PH: What piece are you currently working on?

DD: I am working to complete a series of works that comprise my Santa Monica Artist Fellowship project: an investigation and response to the work of and concurrencies between the groundbreaking oeuvre of the artists Charlotte Salomon and Eva Hesse, which I will be showing in June. I have committed to a series of five works, in addition to research and learning new ways to present my work.


“Excavation of the Interior”, (interior detail),  Wood, mulberry paper, canvas, muslin, linen thread, hemp cord, 2021

PH: What creative surprises are happening in the current work?

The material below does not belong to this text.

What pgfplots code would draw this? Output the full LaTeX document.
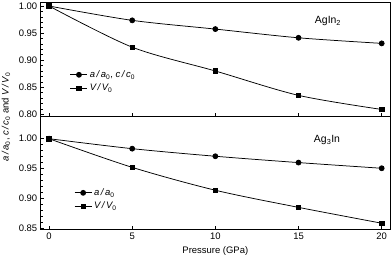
\documentclass[border=0pt]{standalone}
\usepackage{pgfplots}
\pgfplotsset{compat=1.18}
\usepackage{fontspec}
\setmainfont{Liberation Sans}
\begin{document}
\begin{tikzpicture}
\pgfplotsset{
  panel/.style={
    scale only axis, width=349.3bp,
    xmin=-0.5, xmax=20.5,
    xtick={0,5,10,15,20},
    tick align=inside, xtick pos=bottom, ytick pos=left,
    minor y tick num=4,
    major tick length=3bp, minor tick length=2bp,
    tick style={black, line width=0.6pt},
    axis line style={line width=0.7pt},
    /pgf/number format/assume math mode=true,
    yticklabel style={/pgf/number format/fixed, /pgf/number format/fixed zerofill, /pgf/number format/precision=2},
    tick label style={font=\fontsize{9.5}{11}\selectfont},
    legend style={draw=none, fill=none, font=\fontsize{9.5}{11}\selectfont, anchor=west, row sep=1bp},
    legend cell align=left,
    every axis plot/.append style={black, line width=0.75pt},
  }
}
\path[use as bounding box] (0,0) rectangle (392bp,261bp);
% top panel
\begin{axis}[panel, at={(40.7bp,145bp)}, anchor=south west, height=114bp,
  ymin=0.7969, ymax=1.0074, ytick={0.80,0.85,0.90,0.95,1.00}, xticklabels={},
  legend style={at={(0.075,0.303)}}]
\addplot[smooth, mark=*, mark size=2.5bp] coordinates {(0,1.000) (5,0.9735) (10,0.9574) (15,0.9413) (20,0.931)};
\addlegendentry{{\itshape a\,/\,a}\textsubscript{0}, {\itshape c\,/\,c}\textsubscript{0}}
\addplot[smooth, mark=square*, mark size=2.2bp] coordinates {(0,1.000) (5,0.924) (10,0.880) (15,0.835) (20,0.809)};
\addlegendentry{{\itshape V\,/\,V}\textsubscript{0}}
\end{axis}
% bottom panel
\begin{axis}[panel, at={(40.7bp,31.7bp)}, anchor=south west, height=113.3bp,
  ymin=0.8483, ymax=1.038, ytick={0.85,0.90,0.95,1.00},
  xlabel={Pressure (GPa)}, xlabel style={font=\fontsize{9.5}{11}\selectfont},
  legend style={at={(0.087,0.263)}}]
\addplot[smooth, mark=*, mark size=2.5bp] coordinates {(0,1.000) (5,0.9833) (10,0.9706) (15,0.960) (20,0.9505)};
\addlegendentry{{\itshape a\,/\,a}\textsubscript{0}}
\addplot[smooth, mark=square*, mark size=2.2bp] coordinates {(0,1.000) (5,0.952) (10,0.9137) (15,0.885) (20,0.8585)};
\addlegendentry{{\itshape V\,/\,V}\textsubscript{0}}
\end{axis}
\node[rotate=90, font=\fontsize{9.5}{11}\selectfont] at (6bp,144bp) {{\itshape a\,/\,a}\textsubscript{0}, {\itshape c\,/\,c}\textsubscript{0} and {\itshape V\,/\,V}\textsubscript{0}};
\node[font=\fontsize{10.5}{12}\selectfont] at (328bp,240bp) {AgIn\textsubscript{2}};
\node[font=\fontsize{10.5}{12}\selectfont] at (327bp,121bp) {Ag\textsubscript{3}In};
\end{tikzpicture}
\end{document}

DD: One surprise, which is also a challenge, is how long it is taking to translate my ideas into visual form, and how much concentration it is taking. Luckily, this has been a year-long endeavor. I am stitching text into several of the works, and it is always fascinating to see, as one sews, when exactly the stitching transforms into something beyond the purely the visual, at the moment when all those little lines connect and become readable words that can communicate on another level.

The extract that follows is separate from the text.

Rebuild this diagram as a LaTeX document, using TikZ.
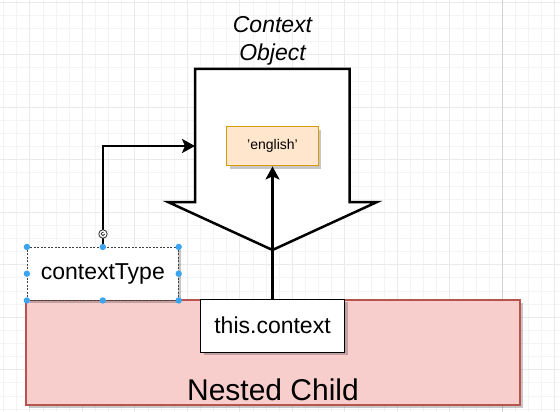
\documentclass[tikz,border=0pt]{standalone}
\usepackage{fontspec}
\setmainfont{Liberation Sans}
\usetikzlibrary{arrows.meta,shadows,calc}

\definecolor{gridminor}{HTML}{F4F4F4}
\definecolor{gridmid}{HTML}{EAEAEA}
\definecolor{pageline}{HTML}{D2D2D2}
\definecolor{childfill}{HTML}{F8CECC}
\definecolor{childline}{HTML}{B85450}
\definecolor{valfill}{HTML}{FFE6CC}
\definecolor{valline}{HTML}{D79B00}
\definecolor{handleblue}{HTML}{3BA4F0}

\tikzset{
  boxshadow/.style={drop shadow={shadow xshift=3pt,shadow yshift=-3pt,fill=black,opacity=0.22}},
  plainbox/.style={boxshadow,draw=black,fill=white,line width=1pt,inner sep=0pt,
    font=\fontsize{23}{27}\selectfont},
  childbox/.style={boxshadow,draw=childline,fill=childfill,line width=1.2pt,inner sep=0pt},
  valuebox/.style={boxshadow,draw=valline,fill=valfill,line width=1pt,inner sep=0pt,
    font=\fontsize{14}{17}\selectfont},
  selbox/.style={boxshadow,draw=black!75,fill=white,line width=0.8pt,dash pattern=on 2pt off 1.5pt,
    inner sep=0pt,font=\fontsize{23}{27}\selectfont},
  handle/.style={fill=handleblue},
  conn/.style={line width=2.5pt,-{Stealth[length=13pt,width=14pt,inset=3pt]}},
  bigarrow/.style={draw=black,fill=white,line width=2.5pt,line join=miter},
}

\begin{document}
\begin{tikzpicture}[x=1pt,y=-1pt]
  % canvas and background grid
  \fill[white] (0,0) rectangle (560,412);
  \useasboundingbox (0,0) rectangle (560,412);
  \foreach \i in {0,...,42}
    \draw[gridminor,line width=0.7pt] ({3.55+13.125*\i},0) -- ({3.55+13.125*\i},412);
  \foreach \j in {0,...,31}
    \draw[gridminor,line width=0.7pt] (0,{2.2+13.125*\j}) -- (560,{2.2+13.125*\j});
  \foreach \i in {0,...,10}
    \draw[gridmid,line width=0.7pt] ({29.8+52.5*\i},0) -- ({29.8+52.5*\i},412);
  \foreach \j in {0,...,7}
    \draw[gridmid,line width=0.7pt] (0,{2.2+52.5*\j}) -- (560,{2.2+52.5*\j});
  \draw[pageline,line width=0.8pt] (502.3,0) -- (502.3,412);

  % outer component
  \node[childbox,minimum width=494pt,minimum height=105pt] (child) at (273,352.5) {};
  \node[font=\fontsize{30}{36}\selectfont,anchor=base] (childname) at (273,400) {Nested Child};

  % context object drawn as a downward block arrow
  \draw[bigarrow] (195,69) -- (349.5,69) -- (349.5,202) -- (377,202) -- (272.5,250)
    -- (168,202) -- (195,202) -- cycle;
  \coordinate (objleft) at (195,146);
  \node[font=\fontsize{23}{28}\selectfont\itshape,align=center] (objname) at (272.5,40.5)
    {Context\\Object};

  % value held by the context
  \node[valuebox,minimum width=91.6pt,minimum height=39.3pt] (eng) at (272.5,146.3) {'english'};

  % consumer inside the child
  \node[plainbox,minimum width=144pt,minimum height=53pt] (thisctx) at (272.5,325.5) {this.context};

  % provider type declaration (selected)
  \node[selbox,minimum width=151pt,minimum height=52.7pt] (ctype) at (102.8,273.7) {contextType};

  % connectors
  \draw[conn] (ctype.north) |- (objleft);
  \draw[conn] (thisctx.north) -- (thisctx.north |- eng.south);

  % selection handles
  \foreach \a in {north west,north,north east,west,east,south west,south,south east}
    \fill[handle] (ctype.\a) circle (3.2);

  % rotation handle
  \coordinate (rot) at (103,234);
  \filldraw[fill=white,draw=black!75,line width=0.9pt] (rot) circle (4.2);
  \draw[black!75,line width=0.8pt] ($(rot)+(1.8,0)$) arc[start angle=0,end angle=290,radius=1.8];
\end{tikzpicture}
\end{document}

PH: What other artistic medium (or non-artistic activity) feeds your creative process?

DD: I am passionate about dance/movement/bodywork; literature/writing/reading; and I love emotive, thought-provoking, intelligent works on the large and small screen. I guess you could say I love story. I live with an actor, so we spend time engaging with this! I also very much need what I call stillpoint:  quiet time just to be, get focused, and both rest and awaken the mind. Harder and harder to claim, as the world becomes ever more digital and connected, and it is harder and harder to “get away” and not feel like you just can’t stop.


“Forest Through The Trees”, (exterior/interior), Book board, used typewriter ribbon, ribbon, acrylic paint, wood, hemp cord, canvas, 2021


PH: What's the first ever piece of art you remember making?

DD: I drew all the time as a child on shirt, cardboard, or whatever. I don’t remember when it started! I also remember making things out of grasses and things I found lying around.

PH: Finally, and you can answer this in any way that's meaningful to you: why are you an artist?

DD: I think I have a visceral need to work with my hands, to express myself through making, and just to make as an almost instinctual  act. That being said, it is still important the work gets out there and seen, so I must have a strong need to reach out to and communicate with the world through my work, which tends to the conceptual. I am able to spend long hours alone just working away in my studio, and also love repetitive work that becomes a meditative flow. I think flow is what I seek, and when I can find it when working, all feels right with the world, even when it is not! I have heard that the writer Samuel Beckett found hard repetitive manual labor a “consolation”, and I relate to that!